Exercise directions:
Write out the records word for word, with no pictures.

[Rows from a dataset of charts and code]
┌────────
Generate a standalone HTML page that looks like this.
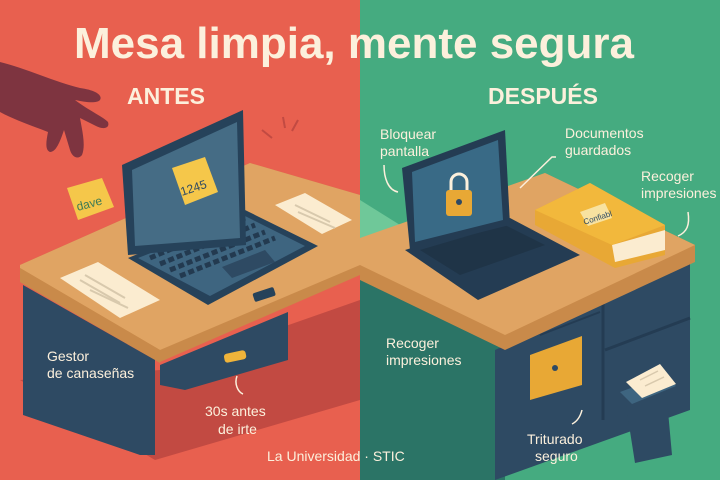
<!DOCTYPE html>
<html><head><meta charset="utf-8"><style>
html,body{margin:0;padding:0;width:720px;height:480px;overflow:hidden}
svg{display:block}
text{font-family:"Liberation Sans","DejaVu Sans",sans-serif;fill:#fcf0dc}
</style></head><body>
<svg width="720" height="480" viewBox="0 0 720 480" xmlns="http://www.w3.org/2000/svg">
<rect x="0" y="0" width="360" height="480" fill="#e8604f"/>
<rect x="360" y="0" width="360" height="480" fill="#45ab80"/>
<polygon points="20,380 155,460 360,400 360,300 160,370" fill="#c24a42"/>
<!-- hand -->
<path d="M0,62 C25,68 55,82 80,88 C95,90 103,95 100,100 C96,104 85,102 75,100 C88,110 105,118 108,122 C110,128 104,130 96,126 L80,118 C82,130 86,145 82,155 C78,160 72,157 70,150 L64,130 C60,142 56,152 50,152 C45,150 46,142 48,132 C30,125 15,120 0,112 Z" fill="#7e3440"/>
<path d="M262,130 L272,138 M283,117 L285,128 M298,120 L292,131" stroke="#c24a42" stroke-width="2"/>
<polygon points="20,265 250,163 360,195 360,275 160,362 20,282" fill="#c98a4a"/>
<polygon points="20,265 250,163 360,195 360,265 160,350 20,268" fill="#e0a463"/>
<polygon points="20,268 160,350 160,363 20,282" fill="#c98a4a"/>
<polygon points="23,285 155,360 155,455 140,455 23,415" fill="#2e4a63"/>
<polygon points="160,365 288,312 288,360 185,390 160,385" fill="#2e4a63"/>
<rect x="224" y="352" width="22" height="9" rx="3" fill="#f0b43a" transform="rotate(-12 235 356)"/>
<path d="M237,376 C234,384 238,392 243,394" stroke="#fcf0dc" stroke-width="1.5" fill="none"/>
<polygon points="60,278 98,262 160,300 120,318" fill="#fbecd0"/>
<polygon points="275,205 305,193 352,220 322,234" fill="#fbecd0"/>
<g stroke="#d8c9ad" stroke-width="2"><line x1="80" y1="280" x2="120" y2="303"/><line x1="85" y1="275" x2="125" y2="298"/><line x1="90" y1="290" x2="128" y2="308"/><line x1="295" y1="205" x2="330" y2="222"/><line x1="298" y1="212" x2="335" y2="228"/></g>
<polygon points="128,258 245,210 318,246 208,305" fill="#26425a"/>
<polygon points="138,258 245,216 305,246 210,296" fill="#3e6580"/>
<g stroke="#233a50" stroke-width="5" stroke-dasharray="6 3"><line x1="150" y1="258" x2="245" y2="218"/><line x1="160" y1="264" x2="255" y2="225"/><line x1="170" y1="270" x2="265" y2="232"/><line x1="180" y1="276" x2="275" y2="238"/></g>
<polygon points="222,267 265,250 275,262 232,278" fill="#2e4a63"/>
<polygon points="122,165 243,110 246,245 128,255" fill="#26425a"/>
<polygon points="132,170 237,122 240,238 135,246" fill="#456c85"/>
<polygon points="172,168 205,157 218,192 185,205" fill="#f5c74a"/>
<text x="180" y="193" font-size="12" style="fill:#2e4a63" transform="rotate(-18 190 188)">1245</text>
<rect x="253" y="290" width="22" height="9" rx="2" fill="#26425a" transform="rotate(-18 264 294)"/>
<polygon points="67,188 102,178 114,207 78,220" fill="#f5c74a"/>
<text x="76" y="208" font-size="12" style="fill:#3c7a55" transform="rotate(-15 88 203)">dave</text>
<!-- right side -->
<polygon points="360,200 400,225 360,245" fill="#6fc899"/>
<polygon points="360,275 505,350 505,480 360,480" fill="#2b7466"/>
<polygon points="495,350 690,262 690,410 495,480" fill="#2e4a63"/>
<line x1="603" y1="300" x2="603" y2="420" stroke="#243c53" stroke-width="3"/>
<line x1="605" y1="350" x2="690" y2="318" stroke="#243c53" stroke-width="3"/>
<line x1="540" y1="335" x2="600" y2="312" stroke="#243c53" stroke-width="2"/>
<polygon points="530,355 582,336 582,385 530,400" fill="#e8a835"/>
<circle cx="555" cy="368" r="3" fill="#2e4a63"/>
<polygon points="360,240 545,173 695,245 695,262 505,350 360,280" fill="#c98a4a"/>
<polygon points="360,238 545,173 695,245 505,335 360,265" fill="#e0a463"/>
<polygon points="405,250 510,218 580,255 478,300" fill="#243c53"/>
<polygon points="420,250 505,225 545,245 460,275" fill="#1f3447"/>
<polygon points="402,168 505,130 510,225 410,250" fill="#243c53"/>
<polygon points="412,172 498,140 503,220 415,242" fill="#396a86"/>
<rect x="446" y="190" width="26" height="26" rx="3" fill="#e8a835"/>
<path d="M451,190 v-8 a8,8 0 0 1 16,0 v8" stroke="#fcf0dc" stroke-width="3" fill="none"/>
<circle cx="459" cy="202" r="3" fill="#2e4a63"/>
<polygon points="535,210 590,183 665,225 665,255 615,268 535,225" fill="#e8a835"/>
<polygon points="612,245 665,230 665,250 615,262" fill="#fbecd0"/>
<polygon points="535,210 590,183 665,225 612,245" fill="#f2b83c"/>
<polygon points="580,212 605,203 612,218 588,226" fill="#f8e2a0"/>
<text x="582" y="221" font-size="8" style="fill:#2e4a63" transform="rotate(-18 595 215)">Confiabl</text>
<!-- shredder bin -->
<polygon points="624,393 665,378 672,455 635,463" fill="#2e4a63"/>
<polygon points="620,392 664,376 676,386 632,404" fill="#3e6580"/>
<polygon points="626,382 660,364 676,384 642,398" fill="#fbecd0"/>
<g stroke="#d8c9ad" stroke-width="1.5"><line x1="640" y1="380" x2="658" y2="371"/><line x1="645" y1="386" x2="664" y2="377"/></g>
<g stroke="#fcf0dc" stroke-width="1.5" fill="none">
<path d="M384,165 C384,178 388,190 398,192"/>
<path d="M520,188 L552,157 L556,157"/>
<path d="M688,212 C690,225 687,232 678,236"/>
<path d="M582,410 C580,418 576,422 572,424"/>
</g>
<text x="354" y="58" font-size="44" font-weight="bold" text-anchor="middle">Mesa limpia, mente segura</text>
<text x="166" y="104" font-size="23" font-weight="bold" text-anchor="middle">ANTES</text>
<text x="543" y="104" font-size="23" font-weight="bold" text-anchor="middle">DESPUÉS</text>
<g font-size="14">
<text x="47" y="361">Gestor</text>
<text x="47" y="378">de canaseñas</text>
<text x="205" y="416">30s antes</text>
<text x="218" y="434">de irte</text>
<text x="380" y="139">Bloquear</text>
<text x="380" y="156">pantalla</text>
<text x="565" y="138">Documentos</text>
<text x="565" y="155">guardados</text>
<text x="641" y="181">Recoger</text>
<text x="641" y="198">impresiones</text>
<text x="386" y="348">Recoger</text>
<text x="386" y="365">impresiones</text>
<text x="527" y="444">Triturado</text>
<text x="535" y="461">seguro</text>
<text x="267" y="461">La Universidad · STIC</text>
</g>
</svg>
</body></html>
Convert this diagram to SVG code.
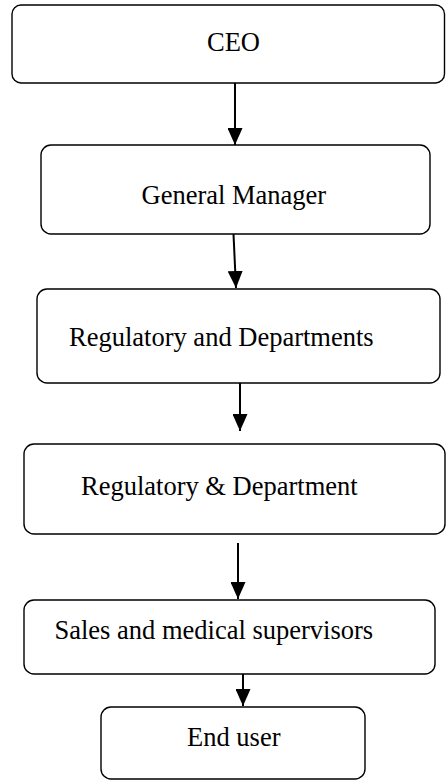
└────────
Answer to the task:
Generate a standalone HTML page that looks like this.
<!DOCTYPE html>
<html><head><meta charset="utf-8"><style>
html,body{margin:0;padding:0;width:720px;height:480px;overflow:hidden}
svg{display:block}
text{font-family:"Liberation Sans","DejaVu Sans",sans-serif;fill:#fcf0dc}
</style></head><body>
<svg width="720" height="480" viewBox="0 0 720 480" xmlns="http://www.w3.org/2000/svg">
<rect x="0" y="0" width="360" height="480" fill="#e8604f"/>
<rect x="360" y="0" width="360" height="480" fill="#45ab80"/>
<polygon points="20,380 155,460 360,400 360,300 160,370" fill="#c24a42"/>
<!-- hand -->
<path d="M0,62 C25,68 55,82 80,88 C95,90 103,95 100,100 C96,104 85,102 75,100 C88,110 105,118 108,122 C110,128 104,130 96,126 L80,118 C82,130 86,145 82,155 C78,160 72,157 70,150 L64,130 C60,142 56,152 50,152 C45,150 46,142 48,132 C30,125 15,120 0,112 Z" fill="#7e3440"/>
<path d="M262,130 L272,138 M283,117 L285,128 M298,120 L292,131" stroke="#c24a42" stroke-width="2"/>
<polygon points="20,265 250,163 360,195 360,275 160,362 20,282" fill="#c98a4a"/>
<polygon points="20,265 250,163 360,195 360,265 160,350 20,268" fill="#e0a463"/>
<polygon points="20,268 160,350 160,363 20,282" fill="#c98a4a"/>
<polygon points="23,285 155,360 155,455 140,455 23,415" fill="#2e4a63"/>
<polygon points="160,365 288,312 288,360 185,390 160,385" fill="#2e4a63"/>
<rect x="224" y="352" width="22" height="9" rx="3" fill="#f0b43a" transform="rotate(-12 235 356)"/>
<path d="M237,376 C234,384 238,392 243,394" stroke="#fcf0dc" stroke-width="1.5" fill="none"/>
<polygon points="60,278 98,262 160,300 120,318" fill="#fbecd0"/>
<polygon points="275,205 305,193 352,220 322,234" fill="#fbecd0"/>
<g stroke="#d8c9ad" stroke-width="2"><line x1="80" y1="280" x2="120" y2="303"/><line x1="85" y1="275" x2="125" y2="298"/><line x1="90" y1="290" x2="128" y2="308"/><line x1="295" y1="205" x2="330" y2="222"/><line x1="298" y1="212" x2="335" y2="228"/></g>
<polygon points="128,258 245,210 318,246 208,305" fill="#26425a"/>
<polygon points="138,258 245,216 305,246 210,296" fill="#3e6580"/>
<g stroke="#233a50" stroke-width="5" stroke-dasharray="6 3"><line x1="150" y1="258" x2="245" y2="218"/><line x1="160" y1="264" x2="255" y2="225"/><line x1="170" y1="270" x2="265" y2="232"/><line x1="180" y1="276" x2="275" y2="238"/></g>
<polygon points="222,267 265,250 275,262 232,278" fill="#2e4a63"/>
<polygon points="122,165 243,110 246,245 128,255" fill="#26425a"/>
<polygon points="132,170 237,122 240,238 135,246" fill="#456c85"/>
<polygon points="172,168 205,157 218,192 185,205" fill="#f5c74a"/>
<text x="180" y="193" font-size="12" style="fill:#2e4a63" transform="rotate(-18 190 188)">1245</text>
<rect x="253" y="290" width="22" height="9" rx="2" fill="#26425a" transform="rotate(-18 264 294)"/>
<polygon points="67,188 102,178 114,207 78,220" fill="#f5c74a"/>
<text x="76" y="208" font-size="12" style="fill:#3c7a55" transform="rotate(-15 88 203)">dave</text>
<!-- right side -->
<polygon points="360,200 400,225 360,245" fill="#6fc899"/>
<polygon points="360,275 505,350 505,480 360,480" fill="#2b7466"/>
<polygon points="495,350 690,262 690,410 495,480" fill="#2e4a63"/>
<line x1="603" y1="300" x2="603" y2="420" stroke="#243c53" stroke-width="3"/>
<line x1="605" y1="350" x2="690" y2="318" stroke="#243c53" stroke-width="3"/>
<line x1="540" y1="335" x2="600" y2="312" stroke="#243c53" stroke-width="2"/>
<polygon points="530,355 582,336 582,385 530,400" fill="#e8a835"/>
<circle cx="555" cy="368" r="3" fill="#2e4a63"/>
<polygon points="360,240 545,173 695,245 695,262 505,350 360,280" fill="#c98a4a"/>
<polygon points="360,238 545,173 695,245 505,335 360,265" fill="#e0a463"/>
<polygon points="405,250 510,218 580,255 478,300" fill="#243c53"/>
<polygon points="420,250 505,225 545,245 460,275" fill="#1f3447"/>
<polygon points="402,168 505,130 510,225 410,250" fill="#243c53"/>
<polygon points="412,172 498,140 503,220 415,242" fill="#396a86"/>
<rect x="446" y="190" width="26" height="26" rx="3" fill="#e8a835"/>
<path d="M451,190 v-8 a8,8 0 0 1 16,0 v8" stroke="#fcf0dc" stroke-width="3" fill="none"/>
<circle cx="459" cy="202" r="3" fill="#2e4a63"/>
<polygon points="535,210 590,183 665,225 665,255 615,268 535,225" fill="#e8a835"/>
<polygon points="612,245 665,230 665,250 615,262" fill="#fbecd0"/>
<polygon points="535,210 590,183 665,225 612,245" fill="#f2b83c"/>
<polygon points="580,212 605,203 612,218 588,226" fill="#f8e2a0"/>
<text x="582" y="221" font-size="8" style="fill:#2e4a63" transform="rotate(-18 595 215)">Confiabl</text>
<!-- shredder bin -->
<polygon points="624,393 665,378 672,455 635,463" fill="#2e4a63"/>
<polygon points="620,392 664,376 676,386 632,404" fill="#3e6580"/>
<polygon points="626,382 660,364 676,384 642,398" fill="#fbecd0"/>
<g stroke="#d8c9ad" stroke-width="1.5"><line x1="640" y1="380" x2="658" y2="371"/><line x1="645" y1="386" x2="664" y2="377"/></g>
<g stroke="#fcf0dc" stroke-width="1.5" fill="none">
<path d="M384,165 C384,178 388,190 398,192"/>
<path d="M520,188 L552,157 L556,157"/>
<path d="M688,212 C690,225 687,232 678,236"/>
<path d="M582,410 C580,418 576,422 572,424"/>
</g>
<text x="354" y="58" font-size="44" font-weight="bold" text-anchor="middle">Mesa limpia, mente segura</text>
<text x="166" y="104" font-size="23" font-weight="bold" text-anchor="middle">ANTES</text>
<text x="543" y="104" font-size="23" font-weight="bold" text-anchor="middle">DESPUÉS</text>
<g font-size="14">
<text x="47" y="361">Gestor</text>
<text x="47" y="378">de canaseñas</text>
<text x="205" y="416">30s antes</text>
<text x="218" y="434">de irte</text>
<text x="380" y="139">Bloquear</text>
<text x="380" y="156">pantalla</text>
<text x="565" y="138">Documentos</text>
<text x="565" y="155">guardados</text>
<text x="641" y="181">Recoger</text>
<text x="641" y="198">impresiones</text>
<text x="386" y="348">Recoger</text>
<text x="386" y="365">impresiones</text>
<text x="527" y="444">Triturado</text>
<text x="535" y="461">seguro</text>
<text x="267" y="461">La Universidad · STIC</text>
</g>
</svg>
</body></html>
Convert this diagram to SVG code.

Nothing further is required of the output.